PROBLEM DESCRIPTION -
Write out the full listing exactly as given, minus the images.

GIVEN INFORMATION -
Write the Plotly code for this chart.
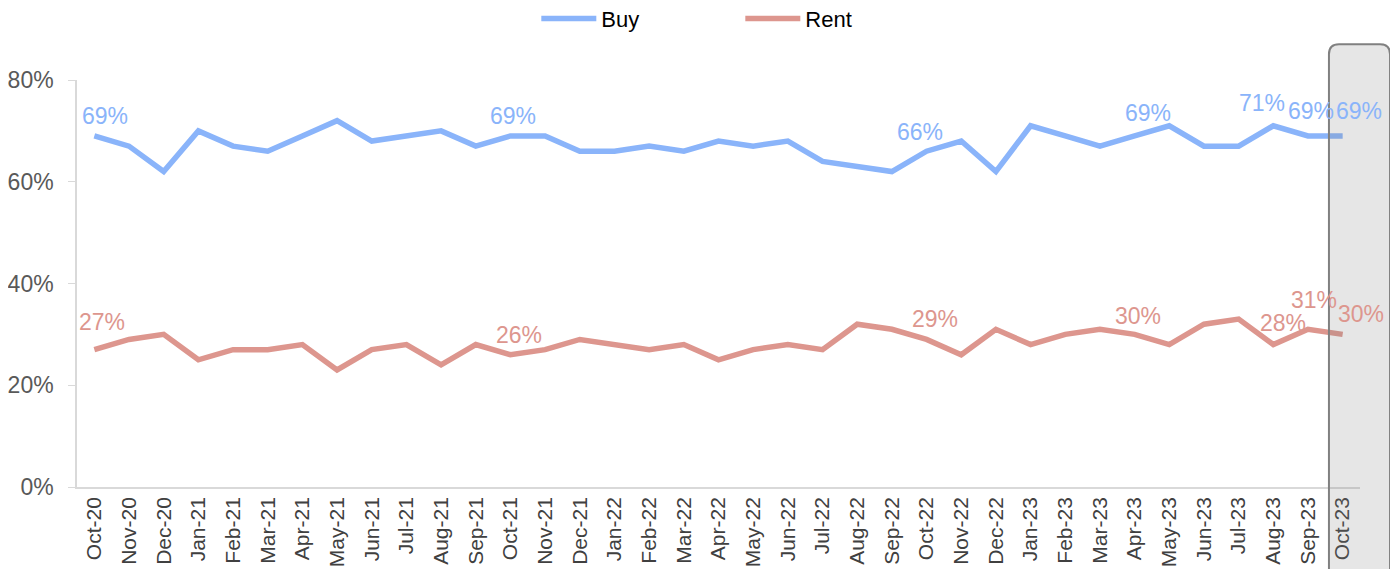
import plotly.graph_objects as go

months = ["Oct-20","Nov-20","Dec-20","Jan-21","Feb-21","Mar-21","Apr-21","May-21","Jun-21","Jul-21",
          "Aug-21","Sep-21","Oct-21","Nov-21","Dec-21","Jan-22","Feb-22","Mar-22","Apr-22","May-22",
          "Jun-22","Jul-22","Aug-22","Sep-22","Oct-22","Nov-22","Dec-22","Jan-23","Feb-23","Mar-23",
          "Apr-23","May-23","Jun-23","Jul-23","Aug-23","Sep-23","Oct-23"]

buy = [69,67,62,70,67,66,69,72,68,69,
       70,67,69,69,66,66,67,66,68,67,
       68,64,63,62,66,68,62,71,69,67,
       69,71,67,67,71,69,69]

rent = [27,29,30,25,27,27,28,23,27,28,
        24,28,26,27,29,28,27,28,25,27,
        28,27,32,31,29,26,31,28,30,31,
        30,28,32,33,28,31,30]

# indices of points carrying data labels, with pixel offsets (dx, dy) for label placement
buy_label_idx = [0, 12, 24, 30, 34, 35, 36]
buy_label_off = [(11, 20), (3, 20), (-7, 19), (13, 23), (-11, 23), (3, 25), (16, 25)]
rent_label_idx = [0, 12, 24, 30, 34, 35, 36]
rent_label_off = [(8, 28), (9, 20), (8, 20), (3, 18), (10, 22), (6, 29), (18, 20)]

BUY_C = "rgb(138,180,250)"
RENT_C = "rgb(221,150,142)"
FONT = "Liberation Sans, Arial, sans-serif"

fig = go.Figure()
fig.add_trace(go.Scatter(x=months, y=buy, name="Buy", mode="lines",
                         line=dict(color=BUY_C, width=5.5)))
fig.add_trace(go.Scatter(x=months, y=rent, name="Rent", mode="lines",
                         line=dict(color=RENT_C, width=5.5)))

annotations = []
for series, idxs, offs, col in [(buy, buy_label_idx, buy_label_off, BUY_C),
                                (rent, rent_label_idx, rent_label_off, RENT_C)]:
    for i, (dx, dy) in zip(idxs, offs):
        annotations.append(dict(x=months[i], y=series[i], text=f"{series[i]}%",
                                showarrow=False, xshift=dx, yshift=dy,
                                font=dict(family=FONT, size=23, color=col)))

# highlight box (rounded rectangle) around the latest month, in paper coordinates
x0, x1 = 0.9758, 1.0234
y0, y1 = -0.25, 1.088
rx, ry = 10 / 1283, 10 / 407.5
path = (f"M {x0} {y0} L {x0} {y1-ry} Q {x0} {y1} {x0+rx} {y1} "
        f"L {x1-rx} {y1} Q {x1} {y1} {x1} {y1-ry} L {x1} {y0} Z")
fig.add_shape(type="path", path=path, xref="paper", yref="paper",
              fillcolor="rgba(128,128,128,0.2)", line=dict(color="rgb(128,128,128)", width=2),
              layer="above")

fig.update_layout(
    width=1390, height=561,
    margin=dict(l=69, r=38, t=72, b=81.5, autoexpand=False),
    plot_bgcolor="white", paper_bgcolor="white",
    font=dict(family=FONT),
    annotations=annotations,
    showlegend=True,
    legend=dict(orientation="h", x=0.358, xanchor="left", y=1.202, yanchor="top",
                font=dict(family=FONT, size=22, color="black"),
                entrywidth=134, entrywidthmode="pixels", itemwidth=55,
                bgcolor="rgba(0,0,0,0)"),
    xaxis=dict(type="category", range=[-0.5, 36.5], tickangle=-90, automargin=False,
               tickfont=dict(family=FONT, size=21, color="#404040"),
               showline=True, linecolor="#d9d9d9", linewidth=1.5,
               showgrid=False, ticks="", zeroline=False),
    yaxis=dict(range=[0, 80], dtick=20, ticksuffix="%", automargin=False,
               tickfont=dict(family=FONT, size=23, color="#595959"),
               showline=True, linecolor="#d9d9d9", linewidth=1.5,
               ticks="outside", ticklen=7, tickcolor="#d9d9d9",
               ticklabelstandoff=10,
               showgrid=False, zeroline=False),
)

fig.write_html("out.html")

RESPONSE TO THIS TASK -
Write the Plotly code for this chart.
import plotly.graph_objects as go

months = ["Oct-20","Nov-20","Dec-20","Jan-21","Feb-21","Mar-21","Apr-21","May-21","Jun-21","Jul-21",
          "Aug-21","Sep-21","Oct-21","Nov-21","Dec-21","Jan-22","Feb-22","Mar-22","Apr-22","May-22",
          "Jun-22","Jul-22","Aug-22","Sep-22","Oct-22","Nov-22","Dec-22","Jan-23","Feb-23","Mar-23",
          "Apr-23","May-23","Jun-23","Jul-23","Aug-23","Sep-23","Oct-23"]

buy = [69,67,62,70,67,66,69,72,68,69,
       70,67,69,69,66,66,67,66,68,67,
       68,64,63,62,66,68,62,71,69,67,
       69,71,67,67,71,69,69]

rent = [27,29,30,25,27,27,28,23,27,28,
        24,28,26,27,29,28,27,28,25,27,
        28,27,32,31,29,26,31,28,30,31,
        30,28,32,33,28,31,30]

# indices of points carrying data labels, with pixel offsets (dx, dy) for label placement
buy_label_idx = [0, 12, 24, 30, 34, 35, 36]
buy_label_off = [(11, 20), (3, 20), (-7, 19), (13, 23), (-11, 23), (3, 25), (16, 25)]
rent_label_idx = [0, 12, 24, 30, 34, 35, 36]
rent_label_off = [(8, 28), (9, 20), (8, 20), (3, 18), (10, 22), (6, 29), (18, 20)]

BUY_C = "rgb(138,180,250)"
RENT_C = "rgb(221,150,142)"
FONT = "Liberation Sans, Arial, sans-serif"

fig = go.Figure()
fig.add_trace(go.Scatter(x=months, y=buy, name="Buy", mode="lines",
                         line=dict(color=BUY_C, width=5.5)))
fig.add_trace(go.Scatter(x=months, y=rent, name="Rent", mode="lines",
                         line=dict(color=RENT_C, width=5.5)))

annotations = []
for series, idxs, offs, col in [(buy, buy_label_idx, buy_label_off, BUY_C),
                                (rent, rent_label_idx, rent_label_off, RENT_C)]:
    for i, (dx, dy) in zip(idxs, offs):
        annotations.append(dict(x=months[i], y=series[i], text=f"{series[i]}%",
                                showarrow=False, xshift=dx, yshift=dy,
                                font=dict(family=FONT, size=23, color=col)))

# highlight box (rounded rectangle) around the latest month, in paper coordinates
x0, x1 = 0.9758, 1.0234
y0, y1 = -0.25, 1.088
rx, ry = 10 / 1283, 10 / 407.5
path = (f"M {x0} {y0} L {x0} {y1-ry} Q {x0} {y1} {x0+rx} {y1} "
        f"L {x1-rx} {y1} Q {x1} {y1} {x1} {y1-ry} L {x1} {y0} Z")
fig.add_shape(type="path", path=path, xref="paper", yref="paper",
              fillcolor="rgba(128,128,128,0.2)", line=dict(color="rgb(128,128,128)", width=2),
              layer="above")

fig.update_layout(
    width=1390, height=561,
    margin=dict(l=69, r=38, t=72, b=81.5, autoexpand=False),
    plot_bgcolor="white", paper_bgcolor="white",
    font=dict(family=FONT),
    annotations=annotations,
    showlegend=True,
    legend=dict(orientation="h", x=0.358, xanchor="left", y=1.202, yanchor="top",
                font=dict(family=FONT, size=22, color="black"),
                entrywidth=134, entrywidthmode="pixels", itemwidth=55,
                bgcolor="rgba(0,0,0,0)"),
    xaxis=dict(type="category", range=[-0.5, 36.5], tickangle=-90, automargin=False,
               tickfont=dict(family=FONT, size=21, color="#404040"),
               showline=True, linecolor="#d9d9d9", linewidth=1.5,
               showgrid=False, ticks="", zeroline=False),
    yaxis=dict(range=[0, 80], dtick=20, ticksuffix="%", automargin=False,
               tickfont=dict(family=FONT, size=23, color="#595959"),
               showline=True, linecolor="#d9d9d9", linewidth=1.5,
               ticks="outside", ticklen=7, tickcolor="#d9d9d9",
               ticklabelstandoff=10,
               showgrid=False, zeroline=False),
)

fig.write_html("out.html")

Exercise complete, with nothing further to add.